Much now also likely depends on whether AUD/USD can hold above the 0.67 handle in the week ahead because any break below would likely place GBP/AUD on course for the 1.77 level.

The Pound to Australian Dollar rate may even be seen trading above that level in any market where AUD/USD is trading down toward or below 0.6650.


Above: AUD/USD shown at daily intervals with Fibonacci extensions of April’s Renminbi-induced fall and other downtrend extensions indicating prospective pivot points for the Aussie. Click image for closer inspection. 


There is a huge volume of Australian, U.S. and Chinese economic figures that could impact both the Australian Dollar and Pound Sterling during the week ahead and beginning with the release of U.S. inflation figures on Wednesday, which could impact the Federal Reserve interest rate outlook. 

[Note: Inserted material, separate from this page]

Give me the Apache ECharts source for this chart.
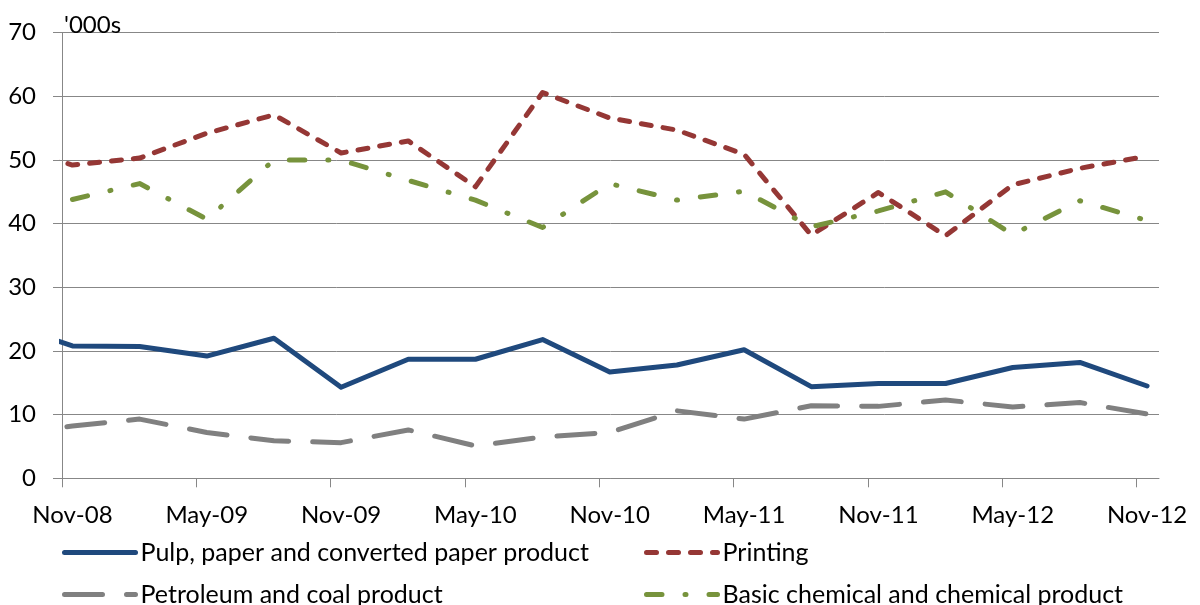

Many economists expect U.S. inflation to rise from 8.6% to 8.8% for the month of July and for the core inflation rate to slip from 6% to 5.7% after energy and food prices are excluded from the goods basket under the microscope. 

“Since the start of this year, there has been a clear bias towards a stronger USD on days when CPI numbers are released. Keep this in mind on Wednesday,” says Bipan Rai, North American head of FX strategy at CIBC Capital Markets. 

U.S. inflation figures are the first major hurdle for all currencies this week but will be followed closely by Thursday’s release of June employment figures in Australia and Melbourne Institute Inflation Expectations survey, both of which can impact the Reserve Bank of Australia (RBA) interest rate outlook. 


Above: AUD/USD shown at weekly intervals with Fibonacci retracements of March and April 2020 recovery rallies indicating areas of possible medium-term technical support. Click image for closer inspection.


The RBA lifted its cash rate by 0.5% for a second time last week, taking it up to 1.35%, but said nothing to encourage financial markets to ramp up expectations for the cash rate in subsequent months, expectations which many analysts and economists view as excessive.

"It is important that we chart our way back to an inflation rate in the 2 to 3 per cent target range. We do not need to, nor can we, get there immediately," RBA Governor Philip Lowe told the American Chamber of Commerce in Australia (AMCHAM) in a late June speech.

"Australia has long had a flexible medium-term inflation target, which, by design, can accommodate deviations of inflation from target. For a number of years inflation was below target and now it is above. What is important here is that we chart a credible path back to an inflation rate of 2 to 3 per cent,” he added

Australia’s employment data comes ahead of second quarter GDP data due to be released in China during the early hours of Europe’s Friday morning, which is released alongside a raft of other important economic figures and could impact overall market risk appetite as well as the Aussie.